LogDevice client API read slow than expected

Question

LogDevice client API read slow than expected

zhengxiaochuan-3 opened this issue 5 years ago · 9 comments

I use bufferwriter to write logs to logdevice, one line one record per second, write for 14 hours, and then read it through the ldcat tool, total 5MB data takes 12 seconds.

Is this normal? What I'm missed?

std::unique_ptr<facebook::logdevice::Reader> reader = client->createReader(1);
...
reader->startReading(log, facebook::logdevice::LSN_OLDEST, until_lsn);
...
ssize_t nread = reader->read(100, &data, &gap);
...

Answer 1 · 2019-08-28T03:02:03.000Z

Should I use multi-threads to read, as one thread per hour-range, in my client program?

Answer 2 · 2019-08-28T03:28:15.000Z

looks like the log has many small records (14*3600=50400), so it could be bottlenecked by moving the flow control window between client and server (requires 1RTT for moving the window). One thing you can try is to increase the read buffer/window size, which can be done either through: 1) specify the buffer_size in Client::createReader(), or 2) set the client-read-buffer-size in Client setting (the default is 512): e.g., ClientFactory().setSetting("client-read-buffer-size", "8192").create(...).

Also, if you don't care about append/delivery latency, you can try batch more on the buffer writer by setting a bigger time trigger to get a bigger batch size which may improve efficiency.

Answer 3 · 2019-08-28T06:24:52.000Z

My bufferWriter time trigger is 1 second, and I do care about append/delivery latency.
I set facebook::logdevice::ClientFactory().setSetting("client-read-buffer-size", "8192").create( ); ,and read still costs 12 seconds. @runemaster

Answer 4 · 2019-08-30T02:43:22.000Z

Set time trigger to 5 seconds, read costs 2 seconds to read all the records(50400).
I can only do this for now.

Answer 5 · 2019-08-30T08:44:52.000Z

So it seems like the issue that you're having a lot of small records as @runemaster said earlier :)

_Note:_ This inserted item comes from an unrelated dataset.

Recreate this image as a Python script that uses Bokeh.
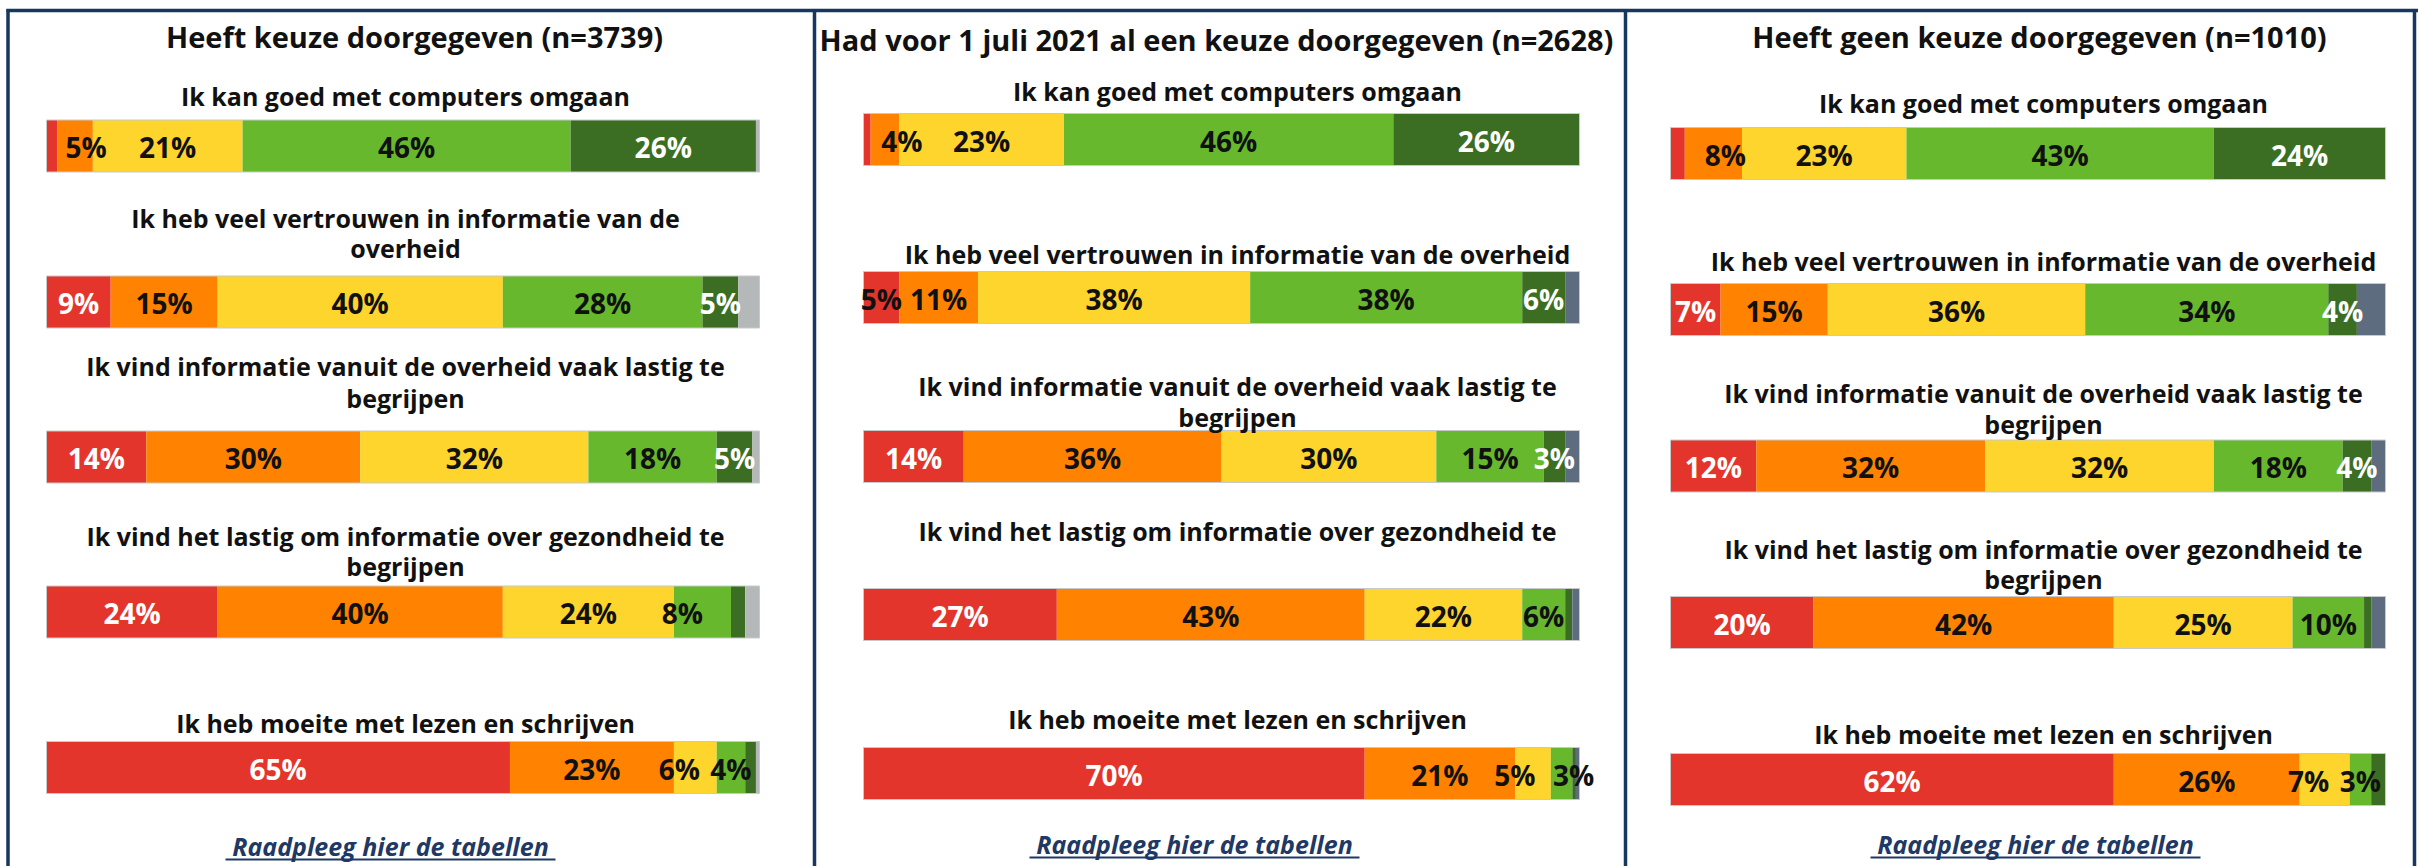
import numpy as np
from bokeh.plotting import figure
from bokeh.models import Range1d, ColumnDataSource
from bokeh.embed import file_html
from bokeh.resources import INLINE
from bokeh.core.properties import value

# ---------------- data ----------------
categorieen = ["Helemaal oneens", "Oneens", "Neutraal", "Eens", "Helemaal eens", "Weet niet"]
groepen = [
    "Heeft keuze doorgegeven (n=3739)",
    "Had voor 1 juli 2021 al een keuze doorgegeven (n=2628)",
    "Heeft geen keuze doorgegeven (n=1010)",
]
stellingen = [
    "Ik kan goed met computers omgaan",
    "Ik heb veel vertrouwen in informatie van de overheid",
    "Ik vind informatie vanuit de overheid vaak lastig te begrijpen",
    "Ik vind het lastig om informatie over gezondheid te begrijpen",
    "Ik heb moeite met lezen en schrijven",
]
# wrapped as shown in each panel
regels_heeft_keuze = [
    ["Ik kan goed met computers omgaan"],
    ["Ik heb veel vertrouwen in informatie van de", "overheid"],
    ["Ik vind informatie vanuit de overheid vaak lastig te", "begrijpen"],
    ["Ik vind het lastig om informatie over gezondheid te", "begrijpen"],
    ["Ik heb moeite met lezen en schrijven"],
]
regels_voor_juli = [
    ["Ik kan goed met computers omgaan"],
    ["Ik heb veel vertrouwen in informatie van de overheid"],
    ["Ik vind informatie vanuit de overheid vaak lastig te", "begrijpen"],
    ["Ik vind het lastig om informatie over gezondheid te"],
    ["Ik heb moeite met lezen en schrijven"],
]
regels_geen_keuze = [
    ["Ik kan goed met computers omgaan"],
    ["Ik heb veel vertrouwen in informatie van de overheid"],
    ["Ik vind informatie vanuit de overheid vaak lastig te", "begrijpen"],
    ["Ik vind het lastig om informatie over gezondheid te", "begrijpen"],
    ["Ik heb moeite met lezen en schrijven"],
]

# percentages per statement: oneens++, oneens, neutraal, eens, eens++, weet niet
heeft_keuze = [
    [1.5, 5, 21, 46, 26, 0.5],
    [9, 15, 40, 28, 5, 3],
    [14, 30, 32, 18, 5, 1],
    [24, 40, 24, 8, 2, 2],
    [65, 23, 6, 4, 1.5, 0.5],
]
voor_juli_2021 = [
    [1, 4, 23, 46, 26, 0],
    [5, 11, 38, 38, 6, 2],
    [14, 36, 30, 15, 3, 2],
    [27, 43, 22, 6, 1, 1],
    [70, 21, 5, 3, 0.5, 0.5],
]
geen_keuze = [
    [2, 8, 23, 43, 24, 0],
    [7, 15, 36, 34, 4, 4],
    [12, 32, 32, 18, 4, 2],
    [20, 42, 25, 10, 1, 2],
    [62, 26, 7, 3, 2, 0],
]
link_tekst = "Raadpleeg hier de tabellen"

# ---------------- style / layout ----------------
kleuren = ["#E3352B", "#FF8300", "#FDD52D", "#67B82D", "#3B6E23"]
label_kleur = ["white", "#111111", "#111111", "#111111", "white"]
NAVY = "#17375E"
FONT = "Open Sans"

W, H = 2418, 866

panels = [
    dict(data=heeft_keuze, lines=regels_heeft_keuze, title=groepen[0], grey="#B5B8B8",
         bar_l=46, bar_r=759, bar_y=[145.5, 301.5, 456.5, 611.5, 767],
         q_y=[[95], [217, 247], [365, 397], [535, 565], [722]],
         title_x=414, title_y=36, q_x=405, link_x=390, link_y=845,
         nudge={(0, 1): 11, (3, 3): -20, (4, 2): -16}, dark=set()),
    dict(data=voor_juli_2021, lines=regels_voor_juli, title=groepen[1], grey="#5D6C7F",
         bar_l=863, bar_r=1579, bar_y=[139, 297, 456, 614, 773],
         q_y=[[90], [253], [385, 416], [530], [718]],
         title_x=1216, title_y=39, q_x=1237, link_x=1194, link_y=843,
         nudge={(0, 1): 17, (4, 2): -18, (4, 3): 12}, dark={(1, 0)}),
    dict(data=geen_keuze, lines=regels_geen_keuze, title=groepen[2], grey="#5D6C7F",
         bar_l=1670, bar_r=2385, bar_y=[153, 309, 465.5, 622, 779],
         q_y=[[102], [260], [392, 423], [548, 578], [733]],
         title_x=2039, title_y=36, q_x=2043, link_x=2035, link_y=843,
         nudge={(0, 1): 12, (4, 2): -16}, dark=set()),
]
BAR_H = 52

p = figure(width=W, height=H, x_range=Range1d(0, W), y_range=Range1d(H, 0),
           output_backend="svg", toolbar_location=None,
           x_axis_location=None, y_axis_location=None, min_border=0)
p.outline_line_color = None
p.grid.visible = False
p.background_fill_color = "white"
p.border_fill_color = "white"

for n, pn in enumerate(panels):
    name = f"p{n}"
    L = pn["bar_l"]
    R = pn["bar_r"]
    k = 100.0 / (R - L)
    p.extra_x_ranges[name] = Range1d(-L * k, (W - L) * k)

    seg = dict(left=[], right=[], y=[], color=[])
    lab = dict(x=[], y=[], text=[], color=[], off=[])
    cols = kleuren + [pn["grey"]]
    for i, vals in enumerate(pn["data"]):
        cum = np.concatenate([[0.0], np.cumsum(vals)])
        yc = pn["bar_y"][i]
        for j, v in enumerate(vals):
            if v <= 0:
                continue
            seg["left"].append(cum[j])
            seg["right"].append(cum[j + 1])
            seg["y"].append(yc)
            seg["color"].append(cols[j])
            if j < 5 and v >= 3:
                lab["x"].append((cum[j] + cum[j + 1]) / 2)
                lab["y"].append(yc + 1)
                lab["text"].append(f"{v:g}%")
                c = label_kleur[j]
                if (i, j) in pn["dark"]:
                    c = "#111111"
                lab["color"].append(c)
                lab["off"].append(pn["nudge"].get((i, j), 0))

    p.hbar(y="y", left="left", right="right", height=BAR_H, fill_color="color",
           line_color=None, source=ColumnDataSource(seg), x_range_name=name)
    p.hbar(y=pn["bar_y"], left=0, right=100, height=BAR_H,
           fill_color=None, line_color="#C8C9C9", line_width=1, x_range_name=name)
    p.text(x="x", y="y", text="text", text_color="color", x_offset="off",
           source=ColumnDataSource(lab), x_range_name=name,
           text_font=value(FONT), text_font_style="bold", text_font_size="28px",
           text_align="center", text_baseline="middle")

    # title
    p.text(x=[pn["title_x"]], y=[pn["title_y"]], text=[pn["title"]],
           text_font=value(FONT), text_font_style="bold", text_font_size="29px",
           text_align="center", text_baseline="middle", text_color="#111111")
    # statements
    qx, qy, qt = [], [], []
    for lines, ys in zip(pn["lines"], pn["q_y"]):
        for t, y in zip(lines, ys):
            qx.append(pn["q_x"])
            qy.append(y)
            qt.append(t)
    p.text(x=qx, y=qy, text=qt, text_font=value(FONT), text_font_style="bold",
           text_font_size="25px", text_align="center", text_baseline="middle",
           text_color="#111111")
    # link
    p.text(x=[pn["link_x"]], y=[pn["link_y"]], text=[link_tekst],
           text_font=value(FONT), text_font_style="bold italic", text_font_size="25px",
           text_align="center", text_baseline="middle", text_color="#1F3864")
    lx = pn["link_x"]
    p.segment(x0=[lx - 165], x1=[lx + 165], y0=[pn["link_y"] + 14],
              y1=[pn["link_y"] + 14], line_color="#1F3864", line_width=2)

# panel borders
p.segment(x0=[6], x1=[W], y0=[10], y1=[10], line_color=NAVY, line_width=3.5)
p.segment(x0=[7.5, 814, 1625, 2414], x1=[7.5, 814, 1625, 2414],
          y0=[8.5, 8.5, 8.5, 8.5], y1=[H, H, H, H], line_color=NAVY, line_width=3.5)

open("out.html", "w").write(file_html(p, INLINE))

Answer 6 · 2019-08-30T09:50:21.000Z

But this is a compromised way, the biggest latency is 5 second, users can not get real-time logs.
@MohamedBassem

Answer 7 · 2019-08-30T09:59:10.000Z

Ok, I need some debugging metrics from you in the old mode (1 second time trigger with client-read-buffer-size set to 8192) to be able to debug what's going on.

How long does it take you from the start of binary until you reach the read loop?
How long on average do you stay blocked in the read function call? (basically how long are you waiting for data from logdevice).
How many gaps do you encounter?
Do you mind also try calling waitOnlyWhenNoData() on your reader before starting to read?

Answer 8 · 2019-08-30T11:15:19.000Z

I add some timestamps, find that the reader->read(100, &data, &gap); costs most of time.
Change read100 to read1000, make no change for all records read time.
Add waitOnlyWhenNoData() make no change too.

Answer 9 · 2019-09-23T11:22:03.000Z

Hey, @zhengxiaochuan-3 . Is this issue still still affecting you?

In case it is, it would be helpful to know your current settings both for the specific log you're reading and for the cluster. It would also be great to know the types of gaps you are seeing (if you're seeing them).

There is a chance that a slow node might be increasing latency. In that case, it is possible that you will see improvements if you call reader->forceNoSingleCopyDelivery(). Note, however, that this increases network utilization since you will get all replicas of every record.